Nitekim Fatih Sultan Mehmet, Bizans mirasının önemini fark ederek İstanbul’un fethi sonrası Bizans devlet teşkilatının pek çok unsurunu Osmanlı sistemine dâhil etmiştir. Ancak bu yönelim süreklilik kazanamamış, II. Bayezid döneminde daha içe kapanık bir siyaset tercih edilmiş, Yavuz Sultan Selim devrinde ise dikkat Doğu’ya yönelmiştir. Bu süreçte Memlükler üzerinden halifeliğin Osmanlı’ya intikali, İmparatorluğun kültürel ve siyasi eksenini daha çok İslam dünyasına, özellikle de Arap coğrafyasına kaydırmış ve Bizans - Roma mirasıyla daha derin bir etkileşim ihtimali zayıflamıştır.

Eski Yunan’ın felsefî ve bilimsel mirası, insanlık için hâlâ tükenmez bir entelektüel kaynak niteliğindedir. Bu mirasın Anadolu’daki Türk varlığıyla daha güçlü bir senteze girmesi, Avrupa’nın Rönesans sürecinden çok daha önce Anadolu merkezli bir aydınlanma hareketini mümkün kılabilirdi. Benzer şekilde, Greklerin taş işçiliğine dayalı özgün mimari gelenekleri, Selçuklu sanat anlayışıyla daha kapsamlı bir etkileşim kurabilseydi, dünya mimarlık tarihinde benzersiz bir üslubun ortaya çıkması muhtemeldi.
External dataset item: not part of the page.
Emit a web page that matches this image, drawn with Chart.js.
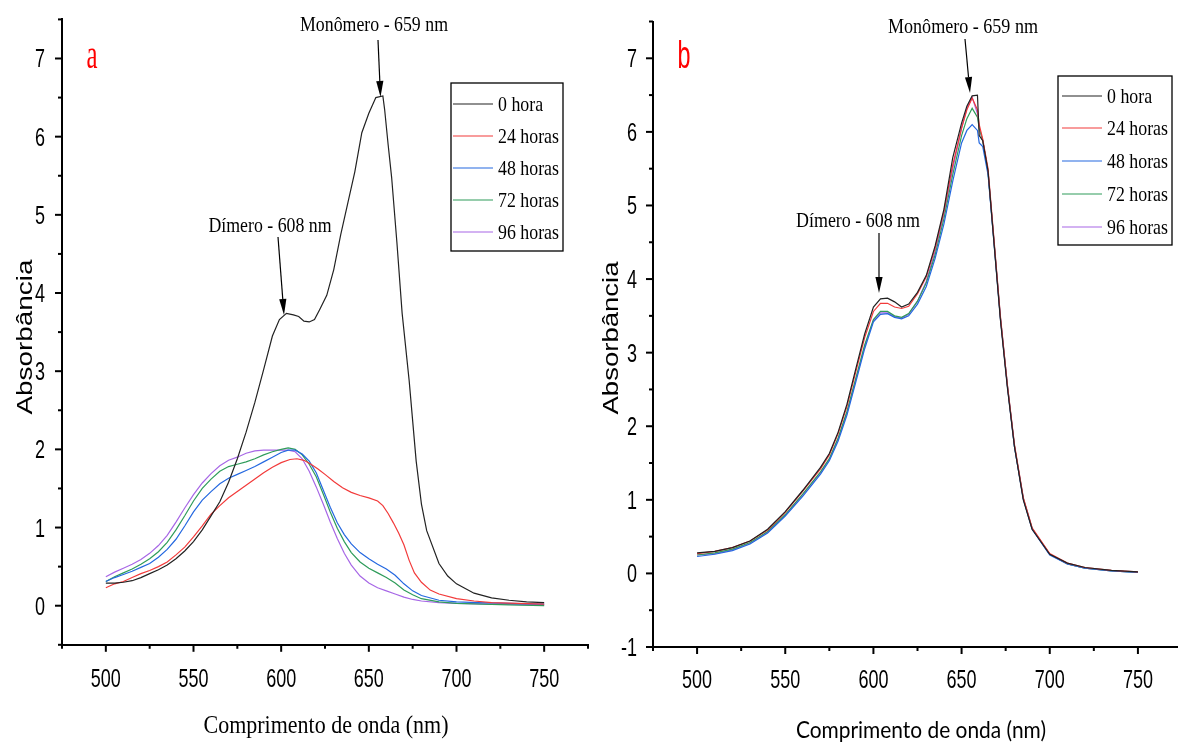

Öte yandan, Batı Hristiyan dünyasının Haçlı Seferleri aracılığıyla Anadolu’ya ve Kudüs’e yönelmesi, bu coğrafyanın sahip olduğu medeniyet mirasını derinden tahrip etmiştir. Haçlı Seferleri, yalnızca Selçuklu topraklarına değil, aynı zamanda Bizans’ın kendi şehirlerine de büyük zarar vermiştir. Buna karşın, Selçuklu direnişi ve özellikle Anadolu’da gelişen savunma stratejileri, Türk varlığının kalıcı hale gelmesinde belirleyici olmuştur.

Sonuç itibarıyla, tarihin akışını belirleyen dinamikler yalnızca medeniyetler arası sentez ihtimalleriyle değil, aynı zamanda dönemin siyasî, dinî ve askerî zorunluluklarıyla da şekillenmiştir. Bizans’ın Türkleri sürekli bir tehdit olarak algılaması, Anadolu yerli halklarının iki güç arasında sıkışmışlığı ve İslam dünyasıyla kurulan dinî, siyasî bağlar, farklı bir tarihsel senaryonun gerçekleşmesini büyük ölçüde engellemiştir. Bununla birlikte, Türkiye'de bugün hâlâ görülen antik tiyatrolar, Bizans surları, Taş Kiliseler ve Roma yolları, bu coğrafyanın potansiyel sentezinin somut izlerini taşımaktadır.
Bu nedenle asıl mesele, geçmişteki “kaçırılmış ihtimallerden” ziyade, bugünün imkânlarını değerlendirebilmektir. Anadolumuz hâlâ aynı tarihsel mirası barındırmakta; Türk kimliği bu mirası çağdaş insanlık değerleriyle yeniden yoğurabildiği ölçüde, bu topraklar bir kez daha insanlık için yeni bir medeniyet modelinin beşiği haline gelebilecektir. Tarih yalnızca “olanı” değil, “olabilecek olanı” da düşündürmesi bakımından kıymetlidir.